__Problem to solve__. Skip every picture and transcribe the remaining material exactly.
+-------+
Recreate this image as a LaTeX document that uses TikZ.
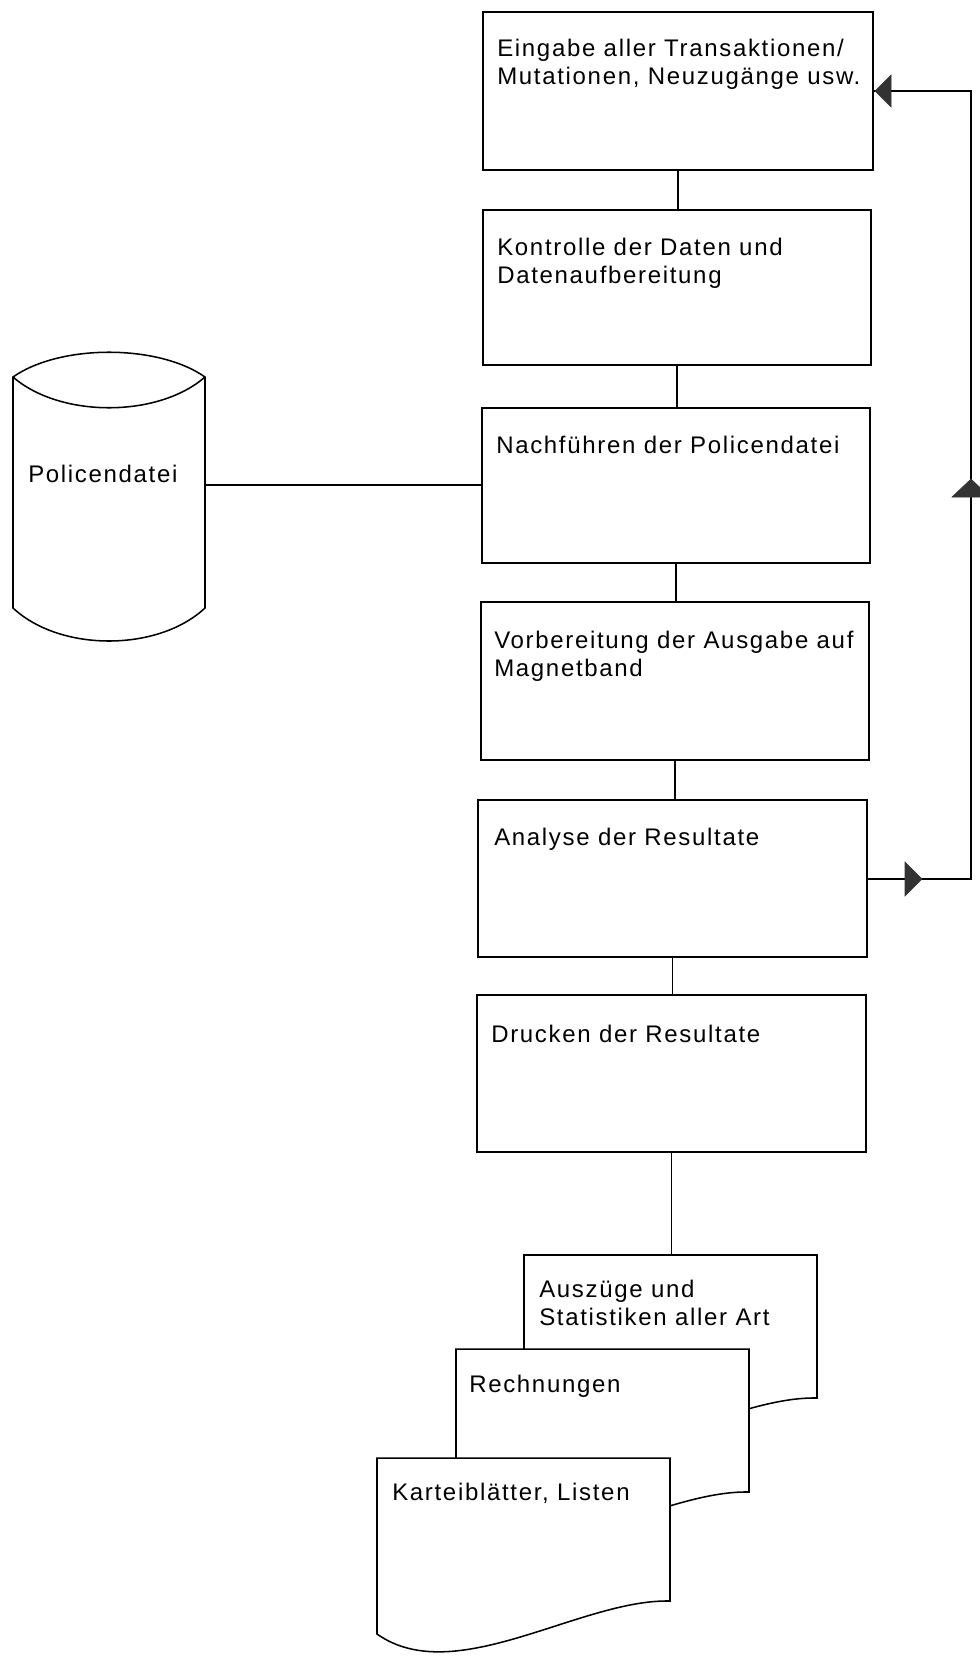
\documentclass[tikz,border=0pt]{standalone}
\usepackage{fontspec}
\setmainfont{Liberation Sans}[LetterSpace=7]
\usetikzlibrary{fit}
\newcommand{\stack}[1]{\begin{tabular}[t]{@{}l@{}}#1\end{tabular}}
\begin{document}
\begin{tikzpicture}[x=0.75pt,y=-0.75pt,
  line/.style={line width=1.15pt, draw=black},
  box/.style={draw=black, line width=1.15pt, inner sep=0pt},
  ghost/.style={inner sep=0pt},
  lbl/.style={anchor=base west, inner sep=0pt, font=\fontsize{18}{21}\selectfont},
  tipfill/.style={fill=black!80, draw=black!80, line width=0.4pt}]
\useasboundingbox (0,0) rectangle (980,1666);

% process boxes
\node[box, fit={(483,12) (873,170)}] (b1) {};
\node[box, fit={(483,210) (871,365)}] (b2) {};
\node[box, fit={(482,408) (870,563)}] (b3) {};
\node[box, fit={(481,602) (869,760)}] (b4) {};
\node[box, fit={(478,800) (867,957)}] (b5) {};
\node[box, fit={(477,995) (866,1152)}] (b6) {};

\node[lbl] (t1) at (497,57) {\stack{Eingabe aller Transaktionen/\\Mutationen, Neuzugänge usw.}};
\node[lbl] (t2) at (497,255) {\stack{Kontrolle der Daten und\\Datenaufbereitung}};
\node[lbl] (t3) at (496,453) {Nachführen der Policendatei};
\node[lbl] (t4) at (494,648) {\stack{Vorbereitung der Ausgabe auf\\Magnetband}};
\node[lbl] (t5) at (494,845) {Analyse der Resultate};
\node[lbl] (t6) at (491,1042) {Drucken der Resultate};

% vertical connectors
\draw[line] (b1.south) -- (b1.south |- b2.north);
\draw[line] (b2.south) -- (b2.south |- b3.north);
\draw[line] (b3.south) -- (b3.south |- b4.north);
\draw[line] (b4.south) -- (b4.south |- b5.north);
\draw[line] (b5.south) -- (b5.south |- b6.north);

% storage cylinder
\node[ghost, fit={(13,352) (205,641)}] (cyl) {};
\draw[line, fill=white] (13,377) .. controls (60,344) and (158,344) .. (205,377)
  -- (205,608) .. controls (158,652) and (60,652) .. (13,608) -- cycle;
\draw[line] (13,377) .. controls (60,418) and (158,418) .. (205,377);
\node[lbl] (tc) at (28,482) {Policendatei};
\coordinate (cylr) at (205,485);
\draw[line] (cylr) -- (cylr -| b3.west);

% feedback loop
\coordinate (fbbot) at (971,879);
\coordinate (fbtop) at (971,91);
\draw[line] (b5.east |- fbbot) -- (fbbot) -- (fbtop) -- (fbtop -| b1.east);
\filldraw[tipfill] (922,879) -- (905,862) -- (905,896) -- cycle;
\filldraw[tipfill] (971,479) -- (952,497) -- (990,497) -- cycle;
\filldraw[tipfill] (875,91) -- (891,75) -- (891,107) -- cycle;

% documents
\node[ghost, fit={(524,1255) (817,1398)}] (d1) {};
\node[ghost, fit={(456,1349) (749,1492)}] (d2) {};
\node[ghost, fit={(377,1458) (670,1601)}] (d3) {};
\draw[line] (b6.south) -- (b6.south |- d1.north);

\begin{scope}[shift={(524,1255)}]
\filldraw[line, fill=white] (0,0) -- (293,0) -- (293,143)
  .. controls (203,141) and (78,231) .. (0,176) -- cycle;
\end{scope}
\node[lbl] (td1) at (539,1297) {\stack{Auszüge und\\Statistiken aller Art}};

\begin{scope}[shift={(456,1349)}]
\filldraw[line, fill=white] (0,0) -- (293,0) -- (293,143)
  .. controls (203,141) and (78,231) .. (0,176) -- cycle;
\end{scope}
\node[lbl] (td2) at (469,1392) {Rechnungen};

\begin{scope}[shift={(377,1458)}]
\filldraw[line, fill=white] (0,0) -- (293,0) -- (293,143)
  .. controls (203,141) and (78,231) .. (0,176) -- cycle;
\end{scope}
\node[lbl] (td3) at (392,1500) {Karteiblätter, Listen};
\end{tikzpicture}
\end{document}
+-------+
__Solution to this exercise__.
Recreate this image as a LaTeX document that uses TikZ.
\documentclass[tikz,border=0pt]{standalone}
\usepackage{fontspec}
\setmainfont{Liberation Sans}[LetterSpace=7]
\usetikzlibrary{fit}
\newcommand{\stack}[1]{\begin{tabular}[t]{@{}l@{}}#1\end{tabular}}
\begin{document}
\begin{tikzpicture}[x=0.75pt,y=-0.75pt,
  line/.style={line width=1.15pt, draw=black},
  box/.style={draw=black, line width=1.15pt, inner sep=0pt},
  ghost/.style={inner sep=0pt},
  lbl/.style={anchor=base west, inner sep=0pt, font=\fontsize{18}{21}\selectfont},
  tipfill/.style={fill=black!80, draw=black!80, line width=0.4pt}]
\useasboundingbox (0,0) rectangle (980,1666);

% process boxes
\node[box, fit={(483,12) (873,170)}] (b1) {};
\node[box, fit={(483,210) (871,365)}] (b2) {};
\node[box, fit={(482,408) (870,563)}] (b3) {};
\node[box, fit={(481,602) (869,760)}] (b4) {};
\node[box, fit={(478,800) (867,957)}] (b5) {};
\node[box, fit={(477,995) (866,1152)}] (b6) {};

\node[lbl] (t1) at (497,57) {\stack{Eingabe aller Transaktionen/\\Mutationen, Neuzugänge usw.}};
\node[lbl] (t2) at (497,255) {\stack{Kontrolle der Daten und\\Datenaufbereitung}};
\node[lbl] (t3) at (496,453) {Nachführen der Policendatei};
\node[lbl] (t4) at (494,648) {\stack{Vorbereitung der Ausgabe auf\\Magnetband}};
\node[lbl] (t5) at (494,845) {Analyse der Resultate};
\node[lbl] (t6) at (491,1042) {Drucken der Resultate};

% vertical connectors
\draw[line] (b1.south) -- (b1.south |- b2.north);
\draw[line] (b2.south) -- (b2.south |- b3.north);
\draw[line] (b3.south) -- (b3.south |- b4.north);
\draw[line] (b4.south) -- (b4.south |- b5.north);
\draw[line] (b5.south) -- (b5.south |- b6.north);

% storage cylinder
\node[ghost, fit={(13,352) (205,641)}] (cyl) {};
\draw[line, fill=white] (13,377) .. controls (60,344) and (158,344) .. (205,377)
  -- (205,608) .. controls (158,652) and (60,652) .. (13,608) -- cycle;
\draw[line] (13,377) .. controls (60,418) and (158,418) .. (205,377);
\node[lbl] (tc) at (28,482) {Policendatei};
\coordinate (cylr) at (205,485);
\draw[line] (cylr) -- (cylr -| b3.west);

% feedback loop
\coordinate (fbbot) at (971,879);
\coordinate (fbtop) at (971,91);
\draw[line] (b5.east |- fbbot) -- (fbbot) -- (fbtop) -- (fbtop -| b1.east);
\filldraw[tipfill] (922,879) -- (905,862) -- (905,896) -- cycle;
\filldraw[tipfill] (971,479) -- (952,497) -- (990,497) -- cycle;
\filldraw[tipfill] (875,91) -- (891,75) -- (891,107) -- cycle;

% documents
\node[ghost, fit={(524,1255) (817,1398)}] (d1) {};
\node[ghost, fit={(456,1349) (749,1492)}] (d2) {};
\node[ghost, fit={(377,1458) (670,1601)}] (d3) {};
\draw[line] (b6.south) -- (b6.south |- d1.north);

\begin{scope}[shift={(524,1255)}]
\filldraw[line, fill=white] (0,0) -- (293,0) -- (293,143)
  .. controls (203,141) and (78,231) .. (0,176) -- cycle;
\end{scope}
\node[lbl] (td1) at (539,1297) {\stack{Auszüge und\\Statistiken aller Art}};

\begin{scope}[shift={(456,1349)}]
\filldraw[line, fill=white] (0,0) -- (293,0) -- (293,143)
  .. controls (203,141) and (78,231) .. (0,176) -- cycle;
\end{scope}
\node[lbl] (td2) at (469,1392) {Rechnungen};

\begin{scope}[shift={(377,1458)}]
\filldraw[line, fill=white] (0,0) -- (293,0) -- (293,143)
  .. controls (203,141) and (78,231) .. (0,176) -- cycle;
\end{scope}
\node[lbl] (td3) at (392,1500) {Karteiblätter, Listen};
\end{tikzpicture}
\end{document}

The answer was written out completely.